#### [What the task asks]
Please transcribe the listing below in full and word for word, without its pictures.

-------- Information shown

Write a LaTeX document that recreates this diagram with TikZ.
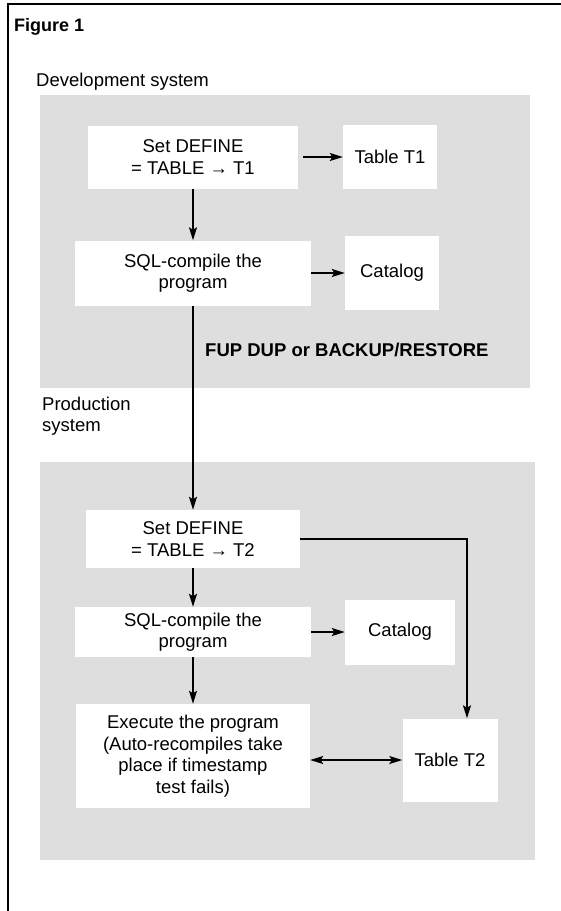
\documentclass[tikz,border=0pt]{standalone}
\usepackage{fontspec}
\setmainfont{Liberation Sans}
\usetikzlibrary{arrows.meta,calc}
\definecolor{bggray}{gray}{0.87}
\begin{document}
\begin{tikzpicture}[x=1pt,y=-1pt,
  every node/.style={font=\fontsize{18.5}{21.5}\selectfont, inner sep=0pt},
  wbox/.style={fill=white, align=center},
  conn/.style={line width=1.4pt},
  arr/.style={conn, -{Stealth[length=13pt,width=8pt,inset=2.5pt]}},
  darr/.style={conn, {Stealth[length=13pt,width=8pt,inset=2.5pt]}-{Stealth[length=13pt,width=8pt,inset=2.5pt]}},
  lbl/.style={anchor=west, align=left}
]
\useasboundingbox (0,0) rectangle (561,911);
% shaded areas
\fill[bggray] (40,95) rectangle (530,388);
\fill[bggray] (40,462) rectangle (535,860);
% frame
\draw[line width=1.5pt] (8,911) -- (8,4) -- (561,4);

% titles
\node[lbl, font=\fontsize{18}{21.5}\selectfont\bfseries] (fig) at (14,27) {Figure 1};
\node[lbl] (dev) at (36,82) {Development system};
\node[lbl] (prod) at (42,416) {Production\\system};
\node[lbl, font=\fontsize{18.5}{21.5}\selectfont\bfseries] (fup) at (205,350) {FUP DUP or BACKUP/RESTORE};

% development system
\node[wbox, minimum width=210pt, minimum height=63pt] (A) at (193,157) {Set DEFINE\\= TABLE → T1};
\node[wbox, minimum width=94pt, minimum height=64pt] (T1) at (390,157) {Table T1};
\node[wbox, minimum width=236pt, minimum height=65pt] (B) at (193,273) {SQL-compile the\\program};
\node[wbox, minimum width=94pt, minimum height=74pt] (C1) at (392,273) {Catalog};

% production system
\node[wbox, minimum width=214pt, minimum height=58pt] (C) at (193,539) {Set DEFINE\\= TABLE → T2};
\node[wbox, minimum width=236pt, minimum height=50pt] (D) at (193,632) {SQL-compile the\\program};
\node[wbox, minimum width=110pt, minimum height=65pt] (C2) at (400,632) {Catalog};
\node[wbox, minimum width=234pt, minimum height=104pt] (E) at (193,756) {Execute the program\\(Auto-recompiles take\\place if timestamp\\test fails)};
\node[wbox, minimum width=95pt, minimum height=83pt] (T2) at (450,760) {Table T2};
\coordinate (bend) at (467,539);

% connectors
\draw[arr] ([xshift=5pt]A.east) -- (T1.west);
\draw[arr] (A.south) -- (B.north);
\draw[arr] (B.east) -- (C1.west);
\draw[arr] (B.south) -- (C.north);
\draw[arr] (C.south) -- (D.north);
\draw[arr] (D.east) -- (C2.west);
\draw[arr] (D.south) -- (E.north);
\draw[darr] (E.east |- T2.west) -- (T2.west);
\draw[arr] (C.east) -- (bend) -- (bend |- T2.north);
\end{tikzpicture}
\end{document}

----------------

#### [Final result]
Write a LaTeX document that recreates this diagram with TikZ.
\documentclass[tikz,border=0pt]{standalone}
\usepackage{fontspec}
\setmainfont{Liberation Sans}
\usetikzlibrary{arrows.meta,calc}
\definecolor{bggray}{gray}{0.87}
\begin{document}
\begin{tikzpicture}[x=1pt,y=-1pt,
  every node/.style={font=\fontsize{18.5}{21.5}\selectfont, inner sep=0pt},
  wbox/.style={fill=white, align=center},
  conn/.style={line width=1.4pt},
  arr/.style={conn, -{Stealth[length=13pt,width=8pt,inset=2.5pt]}},
  darr/.style={conn, {Stealth[length=13pt,width=8pt,inset=2.5pt]}-{Stealth[length=13pt,width=8pt,inset=2.5pt]}},
  lbl/.style={anchor=west, align=left}
]
\useasboundingbox (0,0) rectangle (561,911);
% shaded areas
\fill[bggray] (40,95) rectangle (530,388);
\fill[bggray] (40,462) rectangle (535,860);
% frame
\draw[line width=1.5pt] (8,911) -- (8,4) -- (561,4);

% titles
\node[lbl, font=\fontsize{18}{21.5}\selectfont\bfseries] (fig) at (14,27) {Figure 1};
\node[lbl] (dev) at (36,82) {Development system};
\node[lbl] (prod) at (42,416) {Production\\system};
\node[lbl, font=\fontsize{18.5}{21.5}\selectfont\bfseries] (fup) at (205,350) {FUP DUP or BACKUP/RESTORE};

% development system
\node[wbox, minimum width=210pt, minimum height=63pt] (A) at (193,157) {Set DEFINE\\= TABLE → T1};
\node[wbox, minimum width=94pt, minimum height=64pt] (T1) at (390,157) {Table T1};
\node[wbox, minimum width=236pt, minimum height=65pt] (B) at (193,273) {SQL-compile the\\program};
\node[wbox, minimum width=94pt, minimum height=74pt] (C1) at (392,273) {Catalog};

% production system
\node[wbox, minimum width=214pt, minimum height=58pt] (C) at (193,539) {Set DEFINE\\= TABLE → T2};
\node[wbox, minimum width=236pt, minimum height=50pt] (D) at (193,632) {SQL-compile the\\program};
\node[wbox, minimum width=110pt, minimum height=65pt] (C2) at (400,632) {Catalog};
\node[wbox, minimum width=234pt, minimum height=104pt] (E) at (193,756) {Execute the program\\(Auto-recompiles take\\place if timestamp\\test fails)};
\node[wbox, minimum width=95pt, minimum height=83pt] (T2) at (450,760) {Table T2};
\coordinate (bend) at (467,539);

% connectors
\draw[arr] ([xshift=5pt]A.east) -- (T1.west);
\draw[arr] (A.south) -- (B.north);
\draw[arr] (B.east) -- (C1.west);
\draw[arr] (B.south) -- (C.north);
\draw[arr] (C.south) -- (D.north);
\draw[arr] (D.east) -- (C2.west);
\draw[arr] (D.south) -- (E.north);
\draw[darr] (E.east |- T2.west) -- (T2.west);
\draw[arr] (C.east) -- (bend) -- (bend |- T2.north);
\end{tikzpicture}
\end{document}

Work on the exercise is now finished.